GLSD learned in 2002 that the pipe supplied in 1974 was similar to pipeline that was experiencing a high rate of catastrophic failures throughout the U.S. The district began an assessment program to determine the structural condition of the line. Through this evaluation, one pipe section was found to be in a state of imminent failure and required emergency repairs to avert a catastrophic failure that would have significant financial and environmental implications. 

GLSD ultimately chose to replace the existing pipeline as part of its combined sewer overflow control.

Evaluating Options

GLSD’s design considerations for the new line were both long range and mindful of the short-term effects of construction. The district wanted to meet the increase in wet weather flows of 167 million gal per day, select a replacement line that would last for many years, and reduce the disruption during construction by limiting bypass pumping and minimizing the effect of construction on Riverview Street. 

Two possible options were evaluated. The first was to slipline the existing force main with a 54-in.-diameter pipe and install an adjacent 54-in.-diameter line. Although this option provided the district with 95% redundancy of flow and operational flexibility, it also had drawbacks. The capital, operational and maintenance costs were greater by 15%, and the construction duration would be lengthened. The second option was to install a new 72-in. line capable of handling all of the flows. It was this second option that would prove to be ideal for this project.

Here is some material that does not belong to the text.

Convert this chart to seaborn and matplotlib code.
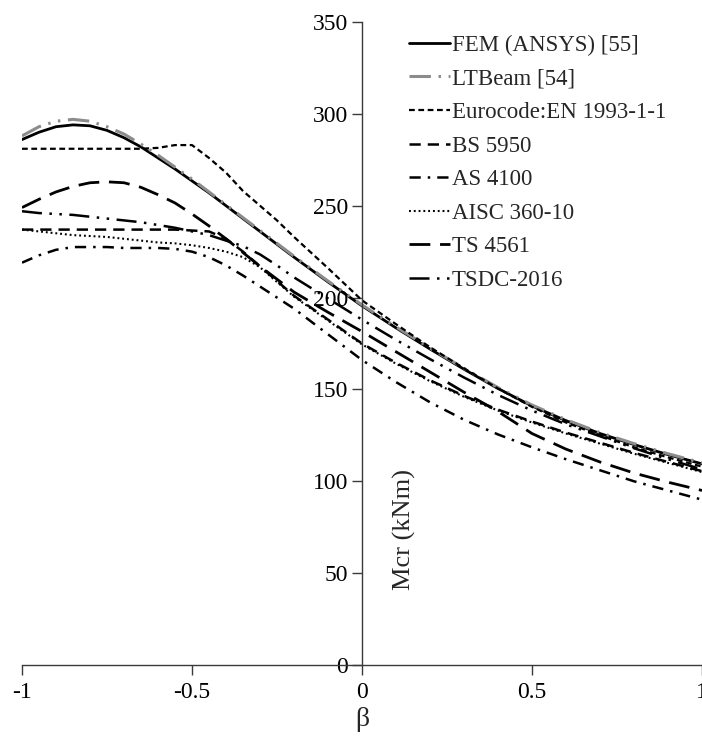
import numpy as np
import pandas as pd
import matplotlib
matplotlib.use("Agg")
import matplotlib.pyplot as plt
import seaborn as sns

beta = [-1.0, -0.95, -0.9, -0.85, -0.8, -0.75, -0.7, -0.65, -0.6, -0.55, -0.5,
        -0.45, -0.4, -0.35, -0.3, -0.25, -0.2, -0.1, 0.0, 0.1, 0.2, 0.3, 0.4,
        0.5, 0.6, 0.7, 0.8, 0.9, 1.0]

fem = [286, 290, 293, 294, 293.5, 291, 287, 282, 276, 270, 263.5,
       257, 250, 243, 236, 229, 222, 208.5, 195.5, 183.5, 172, 161, 150.5,
       141, 133, 126, 120, 114.5, 109.5]
ltbeam = [288, 293, 296, 297, 296, 293, 289, 283.5, 277.5, 271, 264.5,
          257.5, 250.5, 243.5, 236.5, 229.5, 222.5, 209, 196, 184, 172.5, 161.5, 151,
          141.5, 133.5, 126.5, 120.5, 115, 110]
eurocode = [281, 281, 281, 281, 281, 281, 281, 281, 281.5, 283, 283,
            276, 268, 258, 250, 242, 233, 216, 198.5, 185.5, 173, 161.5, 150.5,
            140.5, 132, 125, 118.5, 113, 108]
bs5950 = [237, 237, 237, 237, 237, 237, 237, 237, 237, 237, 236.5,
          236, 232, 225, 217, 209, 201, 188, 175, 164.5, 155, 146.5, 139,
          132.5, 126.5, 121, 115.5, 110.5, 105.5]
as4100 = [219, 223, 226, 227.5, 227.5, 227.5, 227, 227, 227, 226.5, 225,
          222, 217.5, 212, 206, 200, 194, 180, 166, 154, 143, 133.5, 125.5,
          118.5, 112, 106, 100, 95, 90]
aisc = [237, 236, 235, 234, 233.5, 233, 232, 231, 230, 229.5, 228.5,
        227, 225, 222, 216.5, 208.5, 200.5, 187.5, 174.5, 164, 154.5, 146, 138.5,
        132, 126, 120.5, 115, 110, 105]
ts4561 = [249, 253.5, 257.5, 260.5, 262.5, 263, 262.5, 260, 256, 251.5, 245.5,
          239, 232, 224.5, 217, 210, 203, 192, 181.5, 170.5, 159.5, 148.5, 138,
          126, 117.5, 110.5, 104.5, 99.5, 95]
tsdc = [247, 246, 245.5, 245, 244, 243, 242, 241, 239.5, 238, 236,
        234, 231, 228, 223.5, 217.5, 211, 199.5, 188, 177, 166.5, 156.5, 147,
        138.5, 131, 124.5, 118, 112, 106.5]

labels = ["FEM (ANSYS) [55]", "LTBeam [54]", "Eurocode:EN 1993-1-1", "BS 5950",
          "AS 4100", "AISC 360-10", "TS 4561", "TSDC-2016"]
series = [fem, ltbeam, eurocode, bs5950, as4100, aisc, ts4561, tsdc]

styles = [
    dict(color="black", lw=2.0, linestyle="-"),
    dict(color="#8c8c8c", lw=2.2, linestyle=(0, (7, 2.5, 0.8, 2.5, 0.8, 2.5))),
    dict(color="black", lw=1.6, linestyle=(0, (2.6, 1.6))),
    dict(color="black", lw=1.8, linestyle=(0, (4.5, 2.8))),
    dict(color="black", lw=1.8, linestyle=(0, (4.5, 2.8, 1, 2.8))),
    dict(color="black", lw=1.5, linestyle=(0, (0.9, 1.4))),
    dict(color="black", lw=2.0, linestyle=(0, (7.5, 3.5))),
    dict(color="black", lw=1.8, linestyle=(0, (8, 3, 1, 3, 1, 3))),
]

sns.set_theme(style="white")
plt.rcParams["font.family"] = ["Liberation Serif", "DejaVu Serif"]

fig = plt.figure(figsize=(7.02, 7.45), dpi=100)
ax = fig.add_axes([22 / 702, 80 / 745, 680 / 702, 643 / 745])

for lab, vals, st in zip(labels, series, styles):
    df = pd.DataFrame({"beta": beta, "M": vals})
    sns.lineplot(data=df, x="beta", y="M", ax=ax, label=lab, **st)

ax.set_xlim(-1, 1)
ax.set_ylim(0, 350)
ax.set_xticks([-1, -0.5, 0, 0.5, 1])
ax.set_xticklabels(["-1", "-0.5", "0", "0.5", "1"])
ax.set_yticks(np.arange(0, 351, 50))
ax.spines["left"].set_position(("data", 0))
for s in ["top", "right"]:
    ax.spines[s].set_visible(False)
for s in ["left", "bottom"]:
    ax.spines[s].set_color("#3a3a3a")
    ax.spines[s].set_linewidth(1.0)
ax.tick_params(axis="both", which="major", direction="out", length=7, width=1.0,
               color="#3a3a3a", labelsize=17, labelcolor="black")
ax.tick_params(axis="x", pad=5, bottom=True)
ax.tick_params(axis="y", pad=3, left=True)
ax.set_xlabel("")
ax.set_ylabel("")
ax.grid(False)

fig.text(362 / 702, 1 - 720 / 745, "β", ha="center", va="center", fontsize=20)
fig.text(404 / 702, 1 - 530 / 745, "Mcr (kNm)", ha="center", va="center",
         rotation=90, fontsize=19)

handles, labs = ax.get_legend_handles_labels()
leg = ax.legend(handles, labs, loc="upper left", bbox_to_anchor=(398 / 702, 1 - 23 / 745),
                bbox_transform=fig.transFigure, frameon=False, fontsize=16.5,
                handlelength=1.75, handletextpad=0.1, labelspacing=0.55, borderpad=0)

fig.savefig("out.png", dpi=100)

Several materials were evaluated for the project, including PCCP, steel, ductile iron, high-density polyethylene and fiberglass. The materials were evaluated based on several criteria, including availability, resistance to scour and corrosion, suitability for trenchless installation, and fabrication time and cost. After a thorough evaluation, it was decided that Hobas Pipe USA would be the material supplier on the project. A centrifugally-cast fiberglass reinforced polymer mortar (CCFRPM) pipe was chosen.

Passing the Test

The company supplied 2,300 ln ft of 72-in.-diameter CCFRPM pipe to the project, which ranged in depth from 3 to 18 ft and included a rail crossing at 17 ft of cover under a Massachusetts Bay Transit Authority line. Hobas also custom manufactured a dozen 1- and 2-miter elbows that connected to the mainline with the standard couplings. In addition to the depth and traffic crossings, the project presented other challenges, including its location in a residential area, the proximity to other utilities, and the need to maintain the pump station and force main without bypass pumping. 

The specifications also required pressure testing of each pipe joint (low-pressure air) and a system hydrostatic test before the line could be placed in service. In the end, the challenges all were met.

“We successfully passed the hydrostatic test of the 72-in. force main,” said Jason Babbidge, assistant project manager with Methuen Construction Co. Inc. “The line held 95 psi for one hour. The force main actually held the pressure over the course of a night.”